(Source code of charts)
=-=-=
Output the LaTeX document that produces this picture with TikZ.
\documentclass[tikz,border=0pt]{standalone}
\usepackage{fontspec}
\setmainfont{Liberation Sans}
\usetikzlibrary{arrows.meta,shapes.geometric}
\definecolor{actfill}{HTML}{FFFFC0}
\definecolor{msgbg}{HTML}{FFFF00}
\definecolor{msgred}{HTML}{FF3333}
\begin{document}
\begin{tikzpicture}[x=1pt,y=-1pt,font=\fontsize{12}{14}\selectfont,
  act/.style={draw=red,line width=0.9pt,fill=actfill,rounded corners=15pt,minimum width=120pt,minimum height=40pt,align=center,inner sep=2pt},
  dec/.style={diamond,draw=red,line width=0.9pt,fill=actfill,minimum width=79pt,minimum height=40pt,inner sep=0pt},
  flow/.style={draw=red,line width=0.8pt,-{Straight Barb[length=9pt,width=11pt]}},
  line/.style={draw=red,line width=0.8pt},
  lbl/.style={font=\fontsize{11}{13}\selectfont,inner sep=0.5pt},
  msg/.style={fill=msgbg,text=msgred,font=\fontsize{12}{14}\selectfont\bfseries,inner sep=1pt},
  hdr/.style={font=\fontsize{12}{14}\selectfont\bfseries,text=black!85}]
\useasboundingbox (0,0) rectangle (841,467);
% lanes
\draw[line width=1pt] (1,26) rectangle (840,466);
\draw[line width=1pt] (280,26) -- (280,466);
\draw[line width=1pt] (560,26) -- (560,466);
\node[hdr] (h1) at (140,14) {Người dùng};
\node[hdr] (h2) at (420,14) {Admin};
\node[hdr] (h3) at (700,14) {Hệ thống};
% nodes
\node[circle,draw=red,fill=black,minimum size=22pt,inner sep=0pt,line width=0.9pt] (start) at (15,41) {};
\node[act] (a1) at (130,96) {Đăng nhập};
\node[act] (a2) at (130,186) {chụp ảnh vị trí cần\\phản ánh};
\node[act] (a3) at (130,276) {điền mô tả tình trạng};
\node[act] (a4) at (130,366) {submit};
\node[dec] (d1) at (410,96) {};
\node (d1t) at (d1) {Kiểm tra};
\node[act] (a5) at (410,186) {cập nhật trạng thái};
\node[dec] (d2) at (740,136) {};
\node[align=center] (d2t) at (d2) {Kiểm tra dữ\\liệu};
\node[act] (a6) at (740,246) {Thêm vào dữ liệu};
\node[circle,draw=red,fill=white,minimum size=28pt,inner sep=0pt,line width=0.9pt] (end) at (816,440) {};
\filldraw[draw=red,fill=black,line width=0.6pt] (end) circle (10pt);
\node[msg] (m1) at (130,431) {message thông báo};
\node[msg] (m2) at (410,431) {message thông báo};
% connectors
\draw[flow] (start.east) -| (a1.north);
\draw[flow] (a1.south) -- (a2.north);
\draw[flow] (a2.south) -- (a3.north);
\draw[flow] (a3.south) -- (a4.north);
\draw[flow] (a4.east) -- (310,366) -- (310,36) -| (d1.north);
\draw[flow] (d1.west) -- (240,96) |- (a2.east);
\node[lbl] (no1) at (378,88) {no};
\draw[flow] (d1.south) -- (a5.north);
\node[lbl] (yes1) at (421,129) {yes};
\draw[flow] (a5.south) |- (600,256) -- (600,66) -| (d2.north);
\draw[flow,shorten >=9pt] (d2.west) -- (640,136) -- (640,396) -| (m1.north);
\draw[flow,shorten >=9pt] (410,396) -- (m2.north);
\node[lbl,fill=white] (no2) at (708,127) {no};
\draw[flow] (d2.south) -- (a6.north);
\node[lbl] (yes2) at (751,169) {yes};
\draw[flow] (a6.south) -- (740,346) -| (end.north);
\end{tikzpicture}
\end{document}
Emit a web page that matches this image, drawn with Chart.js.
=-=-=
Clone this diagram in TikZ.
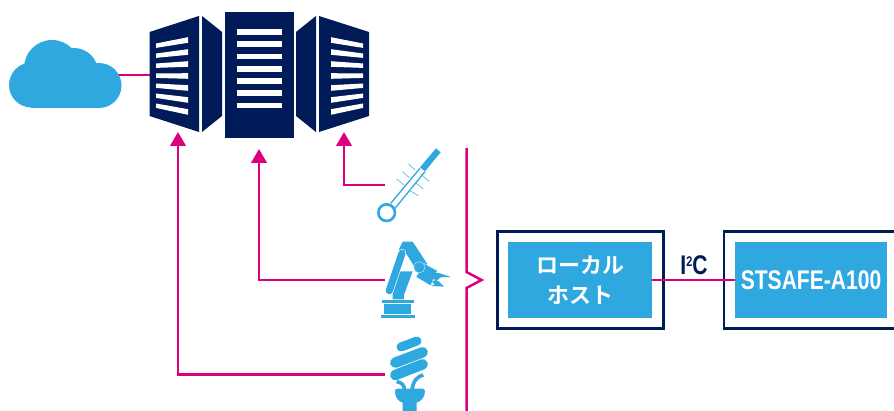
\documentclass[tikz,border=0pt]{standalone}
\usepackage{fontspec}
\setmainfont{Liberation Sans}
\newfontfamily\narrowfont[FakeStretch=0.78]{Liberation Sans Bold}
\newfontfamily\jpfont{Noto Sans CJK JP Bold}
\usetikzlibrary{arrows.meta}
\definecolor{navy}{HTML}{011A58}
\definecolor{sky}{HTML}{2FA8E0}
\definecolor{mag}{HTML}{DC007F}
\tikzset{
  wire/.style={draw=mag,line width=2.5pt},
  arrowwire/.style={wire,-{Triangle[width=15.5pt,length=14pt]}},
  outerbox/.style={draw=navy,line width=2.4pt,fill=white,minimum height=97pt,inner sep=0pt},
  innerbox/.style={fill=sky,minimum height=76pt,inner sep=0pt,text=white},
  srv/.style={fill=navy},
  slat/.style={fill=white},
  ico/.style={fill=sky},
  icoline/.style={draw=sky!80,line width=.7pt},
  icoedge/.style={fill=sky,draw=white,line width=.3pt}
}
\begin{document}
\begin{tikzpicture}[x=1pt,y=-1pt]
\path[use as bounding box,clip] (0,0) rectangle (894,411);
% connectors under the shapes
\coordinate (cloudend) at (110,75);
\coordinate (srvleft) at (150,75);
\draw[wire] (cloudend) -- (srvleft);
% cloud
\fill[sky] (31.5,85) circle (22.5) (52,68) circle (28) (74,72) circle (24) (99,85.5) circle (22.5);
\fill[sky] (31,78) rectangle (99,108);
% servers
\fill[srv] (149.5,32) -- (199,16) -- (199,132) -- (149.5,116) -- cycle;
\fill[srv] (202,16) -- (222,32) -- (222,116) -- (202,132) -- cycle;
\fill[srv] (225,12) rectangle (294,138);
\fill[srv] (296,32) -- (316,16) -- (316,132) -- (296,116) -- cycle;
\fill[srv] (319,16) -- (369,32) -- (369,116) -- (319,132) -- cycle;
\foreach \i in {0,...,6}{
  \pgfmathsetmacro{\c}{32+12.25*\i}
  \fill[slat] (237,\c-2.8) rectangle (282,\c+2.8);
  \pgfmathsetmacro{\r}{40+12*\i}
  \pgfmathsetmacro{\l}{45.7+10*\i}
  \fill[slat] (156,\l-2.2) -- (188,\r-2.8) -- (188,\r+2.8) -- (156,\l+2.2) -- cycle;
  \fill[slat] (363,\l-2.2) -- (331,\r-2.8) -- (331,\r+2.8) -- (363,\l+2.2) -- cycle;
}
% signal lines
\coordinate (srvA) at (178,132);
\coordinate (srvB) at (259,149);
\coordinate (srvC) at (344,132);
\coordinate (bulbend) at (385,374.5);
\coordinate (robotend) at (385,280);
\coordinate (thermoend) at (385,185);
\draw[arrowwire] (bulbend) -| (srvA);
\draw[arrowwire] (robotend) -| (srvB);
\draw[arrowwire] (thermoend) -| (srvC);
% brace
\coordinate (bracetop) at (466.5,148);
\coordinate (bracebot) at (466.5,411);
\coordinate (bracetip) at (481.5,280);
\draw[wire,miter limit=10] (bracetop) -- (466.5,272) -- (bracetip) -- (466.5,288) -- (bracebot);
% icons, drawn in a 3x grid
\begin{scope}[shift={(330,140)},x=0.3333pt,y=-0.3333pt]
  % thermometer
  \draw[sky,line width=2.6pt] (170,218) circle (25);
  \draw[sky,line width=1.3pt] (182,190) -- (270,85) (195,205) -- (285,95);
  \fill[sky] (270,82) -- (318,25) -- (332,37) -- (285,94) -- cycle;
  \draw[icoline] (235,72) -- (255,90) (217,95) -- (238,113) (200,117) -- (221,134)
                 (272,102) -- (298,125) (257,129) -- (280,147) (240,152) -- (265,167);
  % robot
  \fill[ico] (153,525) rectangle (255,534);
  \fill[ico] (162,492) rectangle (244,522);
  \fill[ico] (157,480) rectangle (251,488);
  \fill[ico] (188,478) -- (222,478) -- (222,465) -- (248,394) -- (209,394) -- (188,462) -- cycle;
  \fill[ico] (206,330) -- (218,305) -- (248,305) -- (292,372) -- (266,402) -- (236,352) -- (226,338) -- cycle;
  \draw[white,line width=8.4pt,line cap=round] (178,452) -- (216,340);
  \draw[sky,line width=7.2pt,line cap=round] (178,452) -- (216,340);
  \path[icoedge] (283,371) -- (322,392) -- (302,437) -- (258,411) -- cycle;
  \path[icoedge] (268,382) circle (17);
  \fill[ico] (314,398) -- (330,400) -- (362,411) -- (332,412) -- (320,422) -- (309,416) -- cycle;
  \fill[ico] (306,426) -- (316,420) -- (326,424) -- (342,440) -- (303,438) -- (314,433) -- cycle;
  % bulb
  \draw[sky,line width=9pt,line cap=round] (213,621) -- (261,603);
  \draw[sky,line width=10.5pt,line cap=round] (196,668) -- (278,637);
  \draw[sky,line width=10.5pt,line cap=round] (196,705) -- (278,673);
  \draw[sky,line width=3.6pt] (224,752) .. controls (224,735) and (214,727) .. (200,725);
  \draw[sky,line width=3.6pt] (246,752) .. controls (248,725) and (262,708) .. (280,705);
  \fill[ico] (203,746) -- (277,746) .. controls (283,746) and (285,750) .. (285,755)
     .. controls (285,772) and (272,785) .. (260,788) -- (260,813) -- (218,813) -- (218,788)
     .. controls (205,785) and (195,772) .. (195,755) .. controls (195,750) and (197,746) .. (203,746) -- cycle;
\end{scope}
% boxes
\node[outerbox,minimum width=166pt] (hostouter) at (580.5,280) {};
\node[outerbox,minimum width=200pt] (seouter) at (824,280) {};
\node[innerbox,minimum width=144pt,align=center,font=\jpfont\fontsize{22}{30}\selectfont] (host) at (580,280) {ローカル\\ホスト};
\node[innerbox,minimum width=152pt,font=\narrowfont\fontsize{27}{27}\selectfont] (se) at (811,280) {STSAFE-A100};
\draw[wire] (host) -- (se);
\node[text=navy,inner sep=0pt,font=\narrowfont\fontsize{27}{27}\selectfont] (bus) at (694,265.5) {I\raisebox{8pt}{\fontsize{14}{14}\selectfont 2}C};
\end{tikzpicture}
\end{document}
=-=-=
[Problem to work on]: Scan the records for the string "with". Copy each line in which it appears.

[Written response]:
Output the LaTeX document that produces this picture with TikZ.
Emit a web page that matches this image, drawn with Chart.js.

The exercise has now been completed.